Eur. Phys. J. Plus (2023) 138: 734
https://doi.org/10.1140/epjp/s13360-023-04359-6

Regular Article

Arbitrary amplitude dust–ion acoustic nonlinear and supernonlinear wave structures in a magnetized five components plasma

¹ Department of Mathematics, Jadavpur University, 188, Raja S. C. Mallick Road, 700032, Kolkata, West Bengal, India
² Division of Mathematics, Vellor Institute of Technology, Vandalur-Kelambakkam Road, 600127, Chennai, Tamilnadu, India
³ Department of Mathematics, Guru Ghasidas Vishwavidyalaya, Koni, 495009, Bilaspur, Chhattisgarh, India

^c sankirtansardar@gmail.com

Received: 9 March 2023
Accepted: 7 August 2023
Published online: 22 August 2023

Abstract

We have applied the Sagdeev pseudo-potential approach and phase portrait analysis to confirm the existence of different dust-ion acoustic (DIA) nonlinear wave structures in a collisionless magnetized plasma. The constituents of the present magnetized plasma are negative immobile dust particulates, non-isothermal positrons, nonthermal electrons, isothermal electrons and adiabatic warm ions. The plasma system contains eleven parameters and the nonlinear waves have been studied through the compositional parameter spaces consisting of these eleven parameters.

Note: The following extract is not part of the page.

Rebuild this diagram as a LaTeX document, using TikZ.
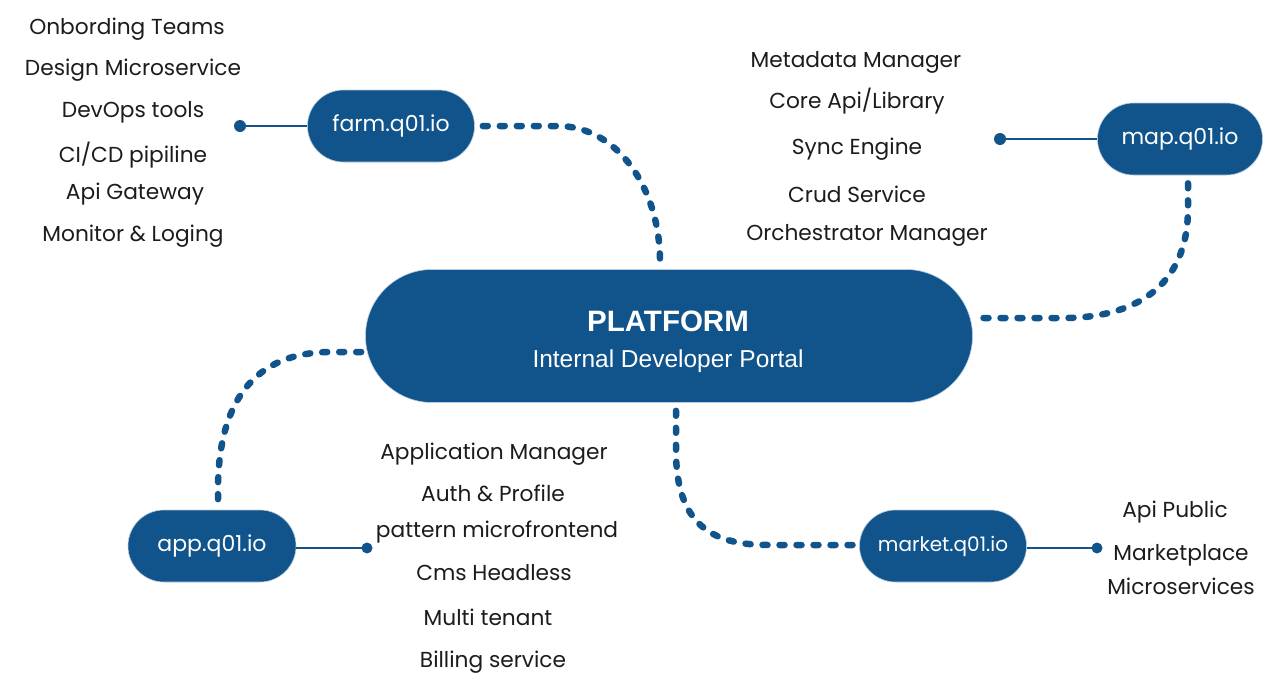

The effects of these parameters on the amplitude of the nonlinear wave structures have also been investigated. We have extensively discussed the existence of negative potential solitary waves (NPSWs), positive potential solitary waves (PPSWs), positive potential supersolitons (PPSSs), negative potential double layers (NPDL) and supernonlinear periodic waves. We have also analysed the coexistence of PPSWs and NPSWs, coexistence of NPSWs and PPSSs, coexistence of NPDL and PPSSs. For the increasing value of any one of the parameters $n_{\mathit{pc}}$, $n_{\mathit{sc}}$ and ${\sigma }_{\mathit{sc}}$, there exists a sequence of NPSWs converging to the double layer solution of the same polarity, whereas it is observed that a sequence of NPSWs converging to the double layer solution for decreasing value of any one of the parameters ${\beta }_e$, ${\sigma }_{\mathit{pc}}$ and $l_z$. Therefore, the amplitude of the NPDL solution can be regarded as an upper bound of the amplitude of the sequence of the NPSWs. The dependence of the amplitudes of the PPSWs and PPSSs on the different parameters of the system has also been critically investigated.